Return each line of the listing below, unchanged, and omit the images.

[Start Dataset section]

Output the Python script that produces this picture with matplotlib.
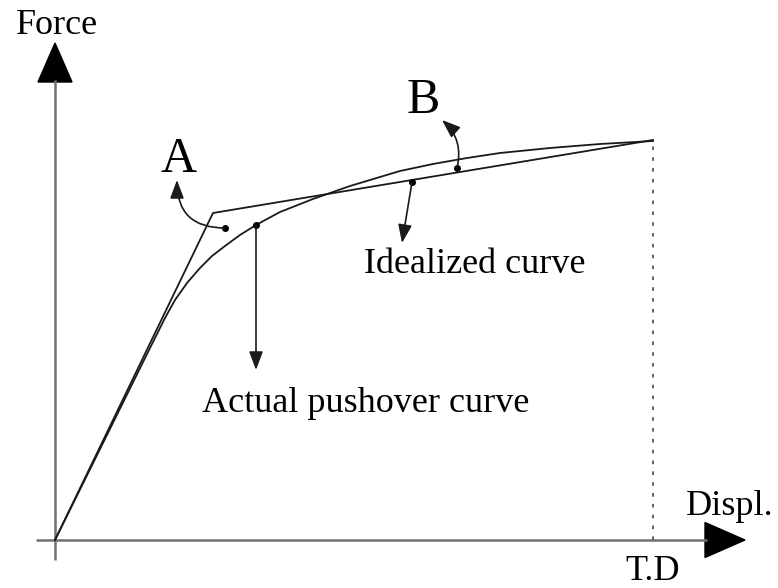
import numpy as np
import matplotlib
matplotlib.use('Agg')
from matplotlib import pyplot as plt

# schematic pushover curves (displacement, force) in drawing units
actual_d = [0, 95, 110, 120, 132, 145, 157, 170, 185, 201, 225, 258, 295,
            345, 378, 412, 445, 495, 545, 598]
actual_f = [0, 192, 222, 240, 257, 272, 284, 294, 305, 315, 328, 341, 354,
            369, 376, 382, 387, 392, 396, 399]
ideal_d = [0, 158, 598]
ideal_f = [0, 327, 400]
target_d = 598

# labels
y_label = 'Force'
x_label = 'Displ.'
td_label = 'T.D'
actual_label = 'Actual pushover curve'
ideal_label = 'Idealized curve'

plt.rcParams['font.family'] = ['Liberation Serif', 'DejaVu Serif']

fig = plt.figure(figsize=(7.78, 5.88), dpi=100)
ax = fig.add_axes([0, 0, 1, 1])
ax.set_xlim(-55, 723)
ax.set_ylim(-48, 540)
ax.axis('off')

axis_col = '#707070'
line_col = '#1a1a1a'

# axes with filled arrow heads
ax.plot([0, 0], [-20, 460], color=axis_col, lw=1.8, solid_capstyle='butt')
ax.plot([-19, 652], [0, 0], color=axis_col, lw=1.8, solid_capstyle='butt')
ax.fill([-17, 17, 0], [458, 458, 497], color='black')
ax.fill([650, 650, 690], [17.5, -17.5, 0], color='black')

# curves
ax.plot(ideal_d, ideal_f, color=line_col, lw=1.3)
ax.plot(actual_d, actual_f, color=line_col, lw=1.3)
ax.plot([target_d, target_d], [0, ideal_f[-1]], color='#555555', lw=1.3,
        linestyle=(0, (2, 4)))

# annotations
head = dict(arrowstyle='-|>,head_length=0.8,head_width=0.3', mutation_scale=14,
            color=line_col, lw=1.2, shrinkA=0, shrinkB=0)

ax.annotate('', xy=(201, 170), xytext=(201, 315), arrowprops=head)
ax.annotate('', xy=(347, 297), xytext=(357, 358), arrowprops=head)
ax.annotate('', xy=(122, 360), xytext=(170, 312),
            arrowprops=dict(head, connectionstyle='angle3,angleA=180,angleB=90'))
ax.annotate('', xy=(387, 420), xytext=(402, 372),
            arrowprops=dict(head, connectionstyle='arc3,rad=0.3'))

ax.plot([201, 357, 170, 402], [315, 358, 312, 372], 'o', color='black', ms=4)

# text
ax.text(2, 506, y_label, fontsize=26, ha='center', va='baseline')
ax.text(675, 25, x_label, fontsize=26, ha='center', va='baseline')
ax.text(target_d, -40, td_label, fontsize=26, ha='center', va='baseline')
ax.text(124, 368, 'A', fontsize=36, ha='center', va='baseline')
ax.text(368, 427, 'B', fontsize=36, ha='center', va='baseline')
ax.text(420, 267, ideal_label, fontsize=26, ha='center', va='baseline')
ax.text(311, 128, actual_label, fontsize=26, ha='center', va='baseline')

fig.savefig('out.png', dpi=100)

[End Dataset section]

Response to the exercise
Output the Python script that produces this picture with matplotlib.
import numpy as np
import matplotlib
matplotlib.use('Agg')
from matplotlib import pyplot as plt

# schematic pushover curves (displacement, force) in drawing units
actual_d = [0, 95, 110, 120, 132, 145, 157, 170, 185, 201, 225, 258, 295,
            345, 378, 412, 445, 495, 545, 598]
actual_f = [0, 192, 222, 240, 257, 272, 284, 294, 305, 315, 328, 341, 354,
            369, 376, 382, 387, 392, 396, 399]
ideal_d = [0, 158, 598]
ideal_f = [0, 327, 400]
target_d = 598

# labels
y_label = 'Force'
x_label = 'Displ.'
td_label = 'T.D'
actual_label = 'Actual pushover curve'
ideal_label = 'Idealized curve'

plt.rcParams['font.family'] = ['Liberation Serif', 'DejaVu Serif']

fig = plt.figure(figsize=(7.78, 5.88), dpi=100)
ax = fig.add_axes([0, 0, 1, 1])
ax.set_xlim(-55, 723)
ax.set_ylim(-48, 540)
ax.axis('off')

axis_col = '#707070'
line_col = '#1a1a1a'

# axes with filled arrow heads
ax.plot([0, 0], [-20, 460], color=axis_col, lw=1.8, solid_capstyle='butt')
ax.plot([-19, 652], [0, 0], color=axis_col, lw=1.8, solid_capstyle='butt')
ax.fill([-17, 17, 0], [458, 458, 497], color='black')
ax.fill([650, 650, 690], [17.5, -17.5, 0], color='black')

# curves
ax.plot(ideal_d, ideal_f, color=line_col, lw=1.3)
ax.plot(actual_d, actual_f, color=line_col, lw=1.3)
ax.plot([target_d, target_d], [0, ideal_f[-1]], color='#555555', lw=1.3,
        linestyle=(0, (2, 4)))

# annotations
head = dict(arrowstyle='-|>,head_length=0.8,head_width=0.3', mutation_scale=14,
            color=line_col, lw=1.2, shrinkA=0, shrinkB=0)

ax.annotate('', xy=(201, 170), xytext=(201, 315), arrowprops=head)
ax.annotate('', xy=(347, 297), xytext=(357, 358), arrowprops=head)
ax.annotate('', xy=(122, 360), xytext=(170, 312),
            arrowprops=dict(head, connectionstyle='angle3,angleA=180,angleB=90'))
ax.annotate('', xy=(387, 420), xytext=(402, 372),
            arrowprops=dict(head, connectionstyle='arc3,rad=0.3'))

ax.plot([201, 357, 170, 402], [315, 358, 312, 372], 'o', color='black', ms=4)

# text
ax.text(2, 506, y_label, fontsize=26, ha='center', va='baseline')
ax.text(675, 25, x_label, fontsize=26, ha='center', va='baseline')
ax.text(target_d, -40, td_label, fontsize=26, ha='center', va='baseline')
ax.text(124, 368, 'A', fontsize=36, ha='center', va='baseline')
ax.text(368, 427, 'B', fontsize=36, ha='center', va='baseline')
ax.text(420, 267, ideal_label, fontsize=26, ha='center', va='baseline')
ax.text(311, 128, actual_label, fontsize=26, ha='center', va='baseline')

fig.savefig('out.png', dpi=100)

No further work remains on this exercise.